On that first Palm Sunday, pilgrims swarmed the holy city, swelling its numbers to a million. As they walked to the city they sang the Songs of Ascent ascribed to David and Solomon. But this time they suddenly saw someone not walking, but rather swaying, head and shoulders above the crowds.
It was the famous Jesus, who had raised quatriduum dead Lazarus, riding the foal of an ass like Solomon of old (1 Kings 1).
The Jews knew their Scripture. They recognised the fulfilment of the prophecy of Zechariah 9:9-10: a king had come. Since kings were anointed, the moshiach had come to Zion. They were ready for the next step. The messiah, the Davidic high priest king, would enter Jerusalem and offer sacrifice at the massive four-horned bronze altar of the Temple. So they switched to sing the verses of the Hallel Psalm 118, sung during the slaughter of the quarter million lambs and the Passover meal:
This is the day which the LORD has made; let us rejoice and be glad in it.
Save us, we beseech thee, O LORD! O LORD, we beseech thee, give us success!
Blessed be he who enters in the name of the LORD! We bless you from the house of the LORD.
The LORD is God, and he has given us light. Bind the festal procession with branches, up to the horns of the altar!

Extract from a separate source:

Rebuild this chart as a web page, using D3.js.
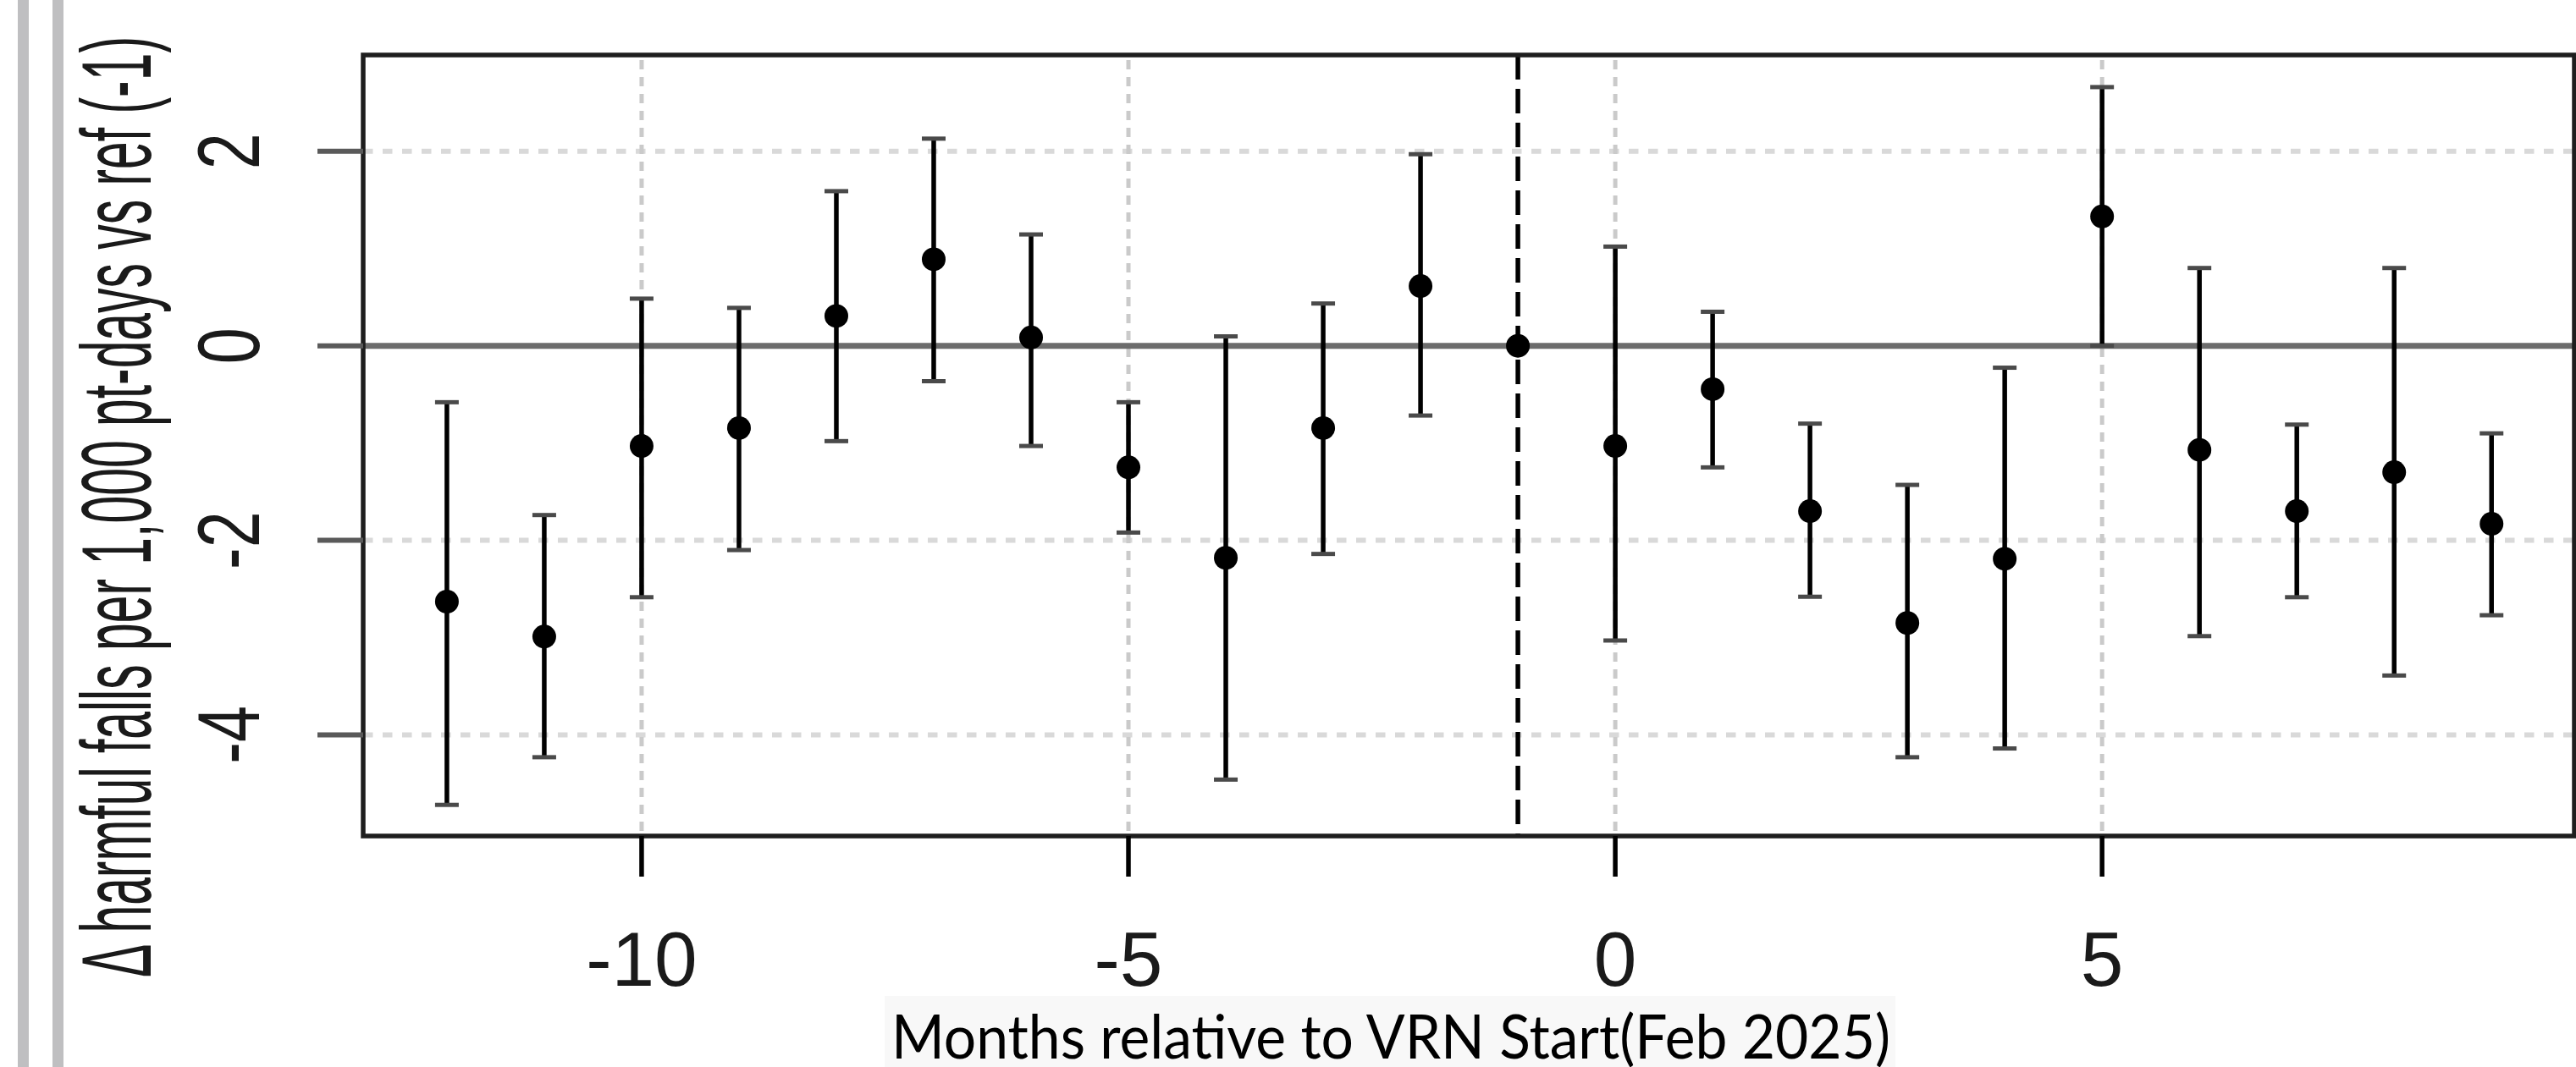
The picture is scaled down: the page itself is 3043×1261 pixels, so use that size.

Surely Christ was the new Davidic high priest king, but not one of earthly glory and majesty. Surely He fulfilled the prophecies, but in unexpected ways. Surely He would offer sacrifice, but at the new altar of the Cross which the bronze four-horned altar foreshadowed.
Speaking of the Hallel, these were sung also at the Feast of the Dedication of the Temple (Hannukah). A new Temple, prefigured by the old, was now to be dedicated: “Destroy this temple, and in three days I will raise it up” (John 2:19).
Ancient writers thought of Lent and the proximate preparation for the Paschal Mysteries and baptisms as a kind of sacrament which makes us present to the mysteries it renews and them to us. We are our rites. Sing your Hosannas with a difference.